9. Wayne Barrar, “An Expanding Subterra,” American University Museum. Barrar, a New Zealander, has traveled in his home country, Australia, and a variety of American states in search of underground spaces that have been repurposed for such varied purposes as storage, paintball and office space. Many of his photographs seem utterly mundane, but together, they add up to a compelling portrait of largely invisible frontier.
10. Kenneth M. Wyner at the American Institute of Architects. When he is not lingering over offices and richly decorated rooms, Wyner offers intriguingly manipulated, kaleidoscopic images of interior and exterior spaces. In one, Wyner turns a skylight with blond wood beams into a circular form that suggests a propeller. In others, he turns the unlikeliest of subjects (the National Archives, or Wolf Trap) into brooding abstractions that suggest movie posters for Batman and X-Men. Wyner’s choice of materials is inspired: Some works are printed on translucent fabric, while many use brushed aluminum. The aluminum offers a stunning base for Wyner’s fine-grained images—dreamy cirrus clouds drifting over a local synagogue, or a moody nocturne of Victoria Harbor in Hong Kong, with silky, waterborne reflections of skyscrapers.

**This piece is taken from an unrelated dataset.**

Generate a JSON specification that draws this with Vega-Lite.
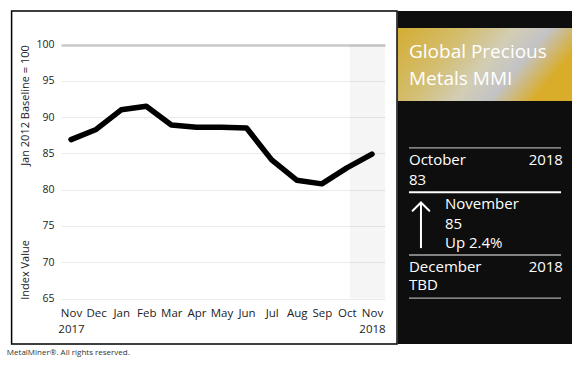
{
  "$schema": "https://vega.github.io/schema/vega-lite/v6.json",
  "background": "white",
  "padding": {"left": 6, "top": 10, "right": 0, "bottom": 0},
  "spacing": -2,
  "config": {"view": {"stroke": null}, "font": "Open Sans", "axis": {"labelOverlap": false}, "axisX": {"labelOverlap": false}},
  "title": {"text": "MetalMiner®. All rights reserved.", "orient": "bottom", "anchor": "start", "fontSize": 8, "fontWeight": "normal", "color": "#333", "offset": 4, "dx": -4},
  "hconcat": [
    {
      "width": 324,
      "height": 333,
      "layer": [
        {
          "data": {"values": [
            {"i": 0, "month": "Nov 2017", "value": 86.9},
            {"i": 1, "month": "Dec", "value": 88.3},
            {"i": 2, "month": "Jan", "value": 91.0},
            {"i": 3, "month": "Feb", "value": 91.5},
            {"i": 4, "month": "Mar", "value": 88.9},
            {"i": 5, "month": "Apr", "value": 88.6},
            {"i": 6, "month": "May", "value": 88.6},
            {"i": 7, "month": "Jun", "value": 88.5},
            {"i": 8, "month": "Jul", "value": 84.1},
            {"i": 9, "month": "Aug", "value": 81.3},
            {"i": 10, "month": "Sep", "value": 80.8},
            {"i": 11, "month": "Oct", "value": 83.0},
            {"i": 12, "month": "Nov 2018", "value": 84.9}
          ]},
          "mark": {"type": "line", "color": "#000", "strokeWidth": 5.5, "strokeJoin": "round", "strokeCap": "round"},
          "encoding": {
            "x": {
              "field": "i", "type": "quantitative",
              "scale": {"domain": [-0.4, 12.52], "nice": false, "zero": false},
              "axis": {
                "title": null, "values": [0,1,2,3,4,5,6,7,8,9,10,11,12], "tickCount": 13,
                "labelExpr": "[['Nov','2017'],'Dec','Jan','Feb','Mar','Apr','May','Jun','Jul','Aug','Sep','Oct',['Nov','2018']][datum.value]",
                "domain": false, "ticks": false, "grid": false, "offset": -45,
                "labelFontSize": 11.5, "labelColor": "#222", "labelPadding": 8, "labelLineHeight": 16,
                "labelOverlap": false, "labelFlush": false, "labelBound": false
              }
            },
            "y": {
              "field": "value", "type": "quantitative",
              "scale": {"domain": [58.73, 104.62], "nice": false, "zero": false},
              "axis": {
                "title": "Index Value\u00a0\u00a0\u00a0\u00a0\u00a0\u00a0\u00a0\u00a0\u00a0\u00a0\u00a0\u00a0\u00a0\u00a0\u00a0\u00a0\u00a0\u00a0\u00a0\u00a0\u00a0\u00a0\u00a0\u00a0\u00a0\u00a0Jan 2012 Baseline = 100",
                "titleFontSize": 11, "titleFontWeight": "normal", "titleColor": "#222", "titlePadding": 5,
                "titleY": 161,
                "values": [65,70,75,80,85,90,95,100],
                "domain": false, "ticks": false, "grid": true,
                "labelFontSize": 10.5, "labelColor": "#222", "labelPadding": 7,
                "labelOverlap": false, "labelFlush": false, "labelBound": false,
                "gridColor": {"condition": {"test": "datum.value === 100", "value": "#c8c8c8"}, "value": "#ebebeb"},
                "gridWidth": {"condition": {"test": "datum.value === 100", "value": 2.5}, "value": 1}
              }
            }
          }
        },
        {
          "data": {"values": [{}]},
          "mark": {"type": "rect", "fill": "#000", "opacity": 0.04},
          "encoding": {
            "x": {"datum": 11.12, "type": "quantitative"},
            "x2": {"datum": 12.52},
            "y": {"datum": 65, "type": "quantitative"},
            "y2": {"datum": 100}
          }
        },
        {
          "data": {"values": [{}]},
          "mark": {"type": "rect", "fill": "transparent", "stroke": "#000", "strokeWidth": 1.5},
          "encoding": {
            "x": {"datum": -2.37, "type": "quantitative"},
            "x2": {"datum": 13.0},
            "y": {"datum": 104.62, "type": "quantitative"},
            "y2": {"datum": 58.73}
          }
        }
      ]
    },
    {
      "width": 174,
      "height": 333,
      "data": {"values": [{}]},
      "layer": [
        {
          "mark": {"type": "rect", "fill": "#0e0e0e"},
          "encoding": {
            "x": {"datum": 0, "type": "quantitative", "scale": {"domain": [0, 100], "nice": false, "zero": false}, "axis": null},
            "x2": {"datum": 100},
            "y": {"datum": 0, "type": "quantitative", "scale": {"domain": [100, 0], "nice": false, "zero": false}, "axis": null},
            "y2": {"datum": 100}
          }
        },
        {
          "mark": {"type": "rect", "color": {"gradient": "linear", "x1": 0, "y1": 0, "x2": 1, "y2": 0.35,
            "stops": [
              {"offset": 0, "color": "#d4ad33"},
              {"offset": 0.35, "color": "#d3bd6e"},
              {"offset": 0.6, "color": "#d2cdb4"},
              {"offset": 0.78, "color": "#c3c3c6"},
              {"offset": 1, "color": "#d9ad2a"}
            ]}},
          "encoding": {
            "x": {"datum": 0, "type": "quantitative"},
            "x2": {"datum": 100},
            "y": {"datum": 5.1, "type": "quantitative"},
            "y2": {"datum": 27.0}
          }
        },
        {
          "mark": {"type": "text", "text": ["Global Precious", "Metals MMI"], "align": "left", "baseline": "alphabetic", "fontSize": 19, "lineHeight": 27, "color": "#fff"},
          "encoding": {"x": {"datum": 6.3, "type": "quantitative"}, "y": {"datum": 14.1, "type": "quantitative"}}
        },
        {
          "mark": {"type": "rule", "color": "#aaa", "strokeWidth": 1.2},
          "encoding": {"x": {"datum": 6.3, "type": "quantitative"}, "x2": {"datum": 93.7}, "y": {"datum": 41.1, "type": "quantitative"}}
        },
        {
          "mark": {"type": "rule", "color": "#fff", "strokeWidth": 2},
          "encoding": {"x": {"datum": 6.3, "type": "quantitative"}, "x2": {"datum": 93.7}, "y": {"datum": 54.4, "type": "quantitative"}}
        },
        {
          "mark": {"type": "rule", "color": "#aaa", "strokeWidth": 1.5},
          "encoding": {"x": {"datum": 6.3, "type": "quantitative"}, "x2": {"datum": 93.7}, "y": {"datum": 73.3, "type": "quantitative"}}
        },
        {
          "mark": {"type": "rule", "color": "#aaa", "strokeWidth": 1.2},
          "encoding": {"x": {"datum": 6.3, "type": "quantitative"}, "x2": {"datum": 93.7}, "y": {"datum": 86.2, "type": "quantitative"}}
        },
        {
          "mark": {"type": "text", "text": "October", "align": "left", "baseline": "alphabetic", "fontSize": 15, "color": "#fff"},
          "encoding": {"x": {"datum": 6.3, "type": "quantitative"}, "y": {"datum": 46.2, "type": "quantitative"}}
        },
        {
          "mark": {"type": "text", "text": "2018", "align": "right", "baseline": "alphabetic", "fontSize": 15, "color": "#fff"},
          "encoding": {"x": {"datum": 94.8, "type": "quantitative"}, "y": {"datum": 46.2, "type": "quantitative"}}
        },
        {
          "mark": {"type": "text", "text": "83", "align": "left", "baseline": "alphabetic", "fontSize": 15, "color": "#fff"},
          "encoding": {"x": {"datum": 6.3, "type": "quantitative"}, "y": {"datum": 52.3, "type": "quantitative"}}
        },
        {
          "mark": {"type": "text", "text": ["November", "85", "Up 2.4%"], "align": "left", "baseline": "alphabetic", "fontSize": 15, "lineHeight": 19.5, "color": "#fff"},
          "encoding": {"x": {"datum": 27.0, "type": "quantitative"}, "y": {"datum": 59.5, "type": "quantitative"}}
        },
        {
          "mark": {"type": "rule", "color": "#fff", "strokeWidth": 2},
          "encoding": {"x": {"datum": 13.2, "type": "quantitative"}, "y": {"datum": 57.6, "type": "quantitative"}, "y2": {"datum": 71.2}}
        },
        {
          "mark": {"type": "rule", "color": "#fff", "strokeWidth": 2, "strokeCap": "round"},
          "encoding": {"x": {"datum": 13.2, "type": "quantitative"}, "x2": {"datum": 8.4}, "y": {"datum": 57.5, "type": "quantitative"}, "y2": {"datum": 60.0}}
        },
        {
          "mark": {"type": "rule", "color": "#fff", "strokeWidth": 2, "strokeCap": "round"},
          "encoding": {"x": {"datum": 13.2, "type": "quantitative"}, "x2": {"datum": 18.0}, "y": {"datum": 57.5, "type": "quantitative"}, "y2": {"datum": 60.0}}
        },
        {
          "mark": {"type": "text", "text": "December", "align": "left", "baseline": "alphabetic", "fontSize": 15, "color": "#fff"},
          "encoding": {"x": {"datum": 6.3, "type": "quantitative"}, "y": {"datum": 78.4, "type": "quantitative"}}
        },
        {
          "mark": {"type": "text", "text": "2018", "align": "right", "baseline": "alphabetic", "fontSize": 15, "color": "#fff"},
          "encoding": {"x": {"datum": 94.8, "type": "quantitative"}, "y": {"datum": 78.4, "type": "quantitative"}}
        },
        {
          "mark": {"type": "text", "text": "TBD", "align": "left", "baseline": "alphabetic", "fontSize": 15, "color": "#fff"},
          "encoding": {"x": {"datum": 6.3, "type": "quantitative"}, "y": {"datum": 83.8, "type": "quantitative"}}
        }
      ]
    }
  ]
}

Finally, here are three especially impressive works from the non-photographic arts:
“Grande Avenues,” Marisa Baumgartner’s obsessively detailed, mixed-media study of Washington’s traffic circles, staged at the perfect location – the curved walls of the American University Museum, in full view of Ward Circle.
“Site Aperture,” Margaret Boozer’s conceptual work consisting of samples from a subterranean bore of soil and rock from downtown D.C., carefully transported to Flashpoint D.C. and arranged on the floor, accompanied by a winning, how-she-did it video.
Sculptures by Sebastian Martorana at the farewell show for Irvine Contemporary’s 14th St. NW location. Martorana makes soft objects hard, most strikingly a humble bath towel carved from marble, tossed over a rod.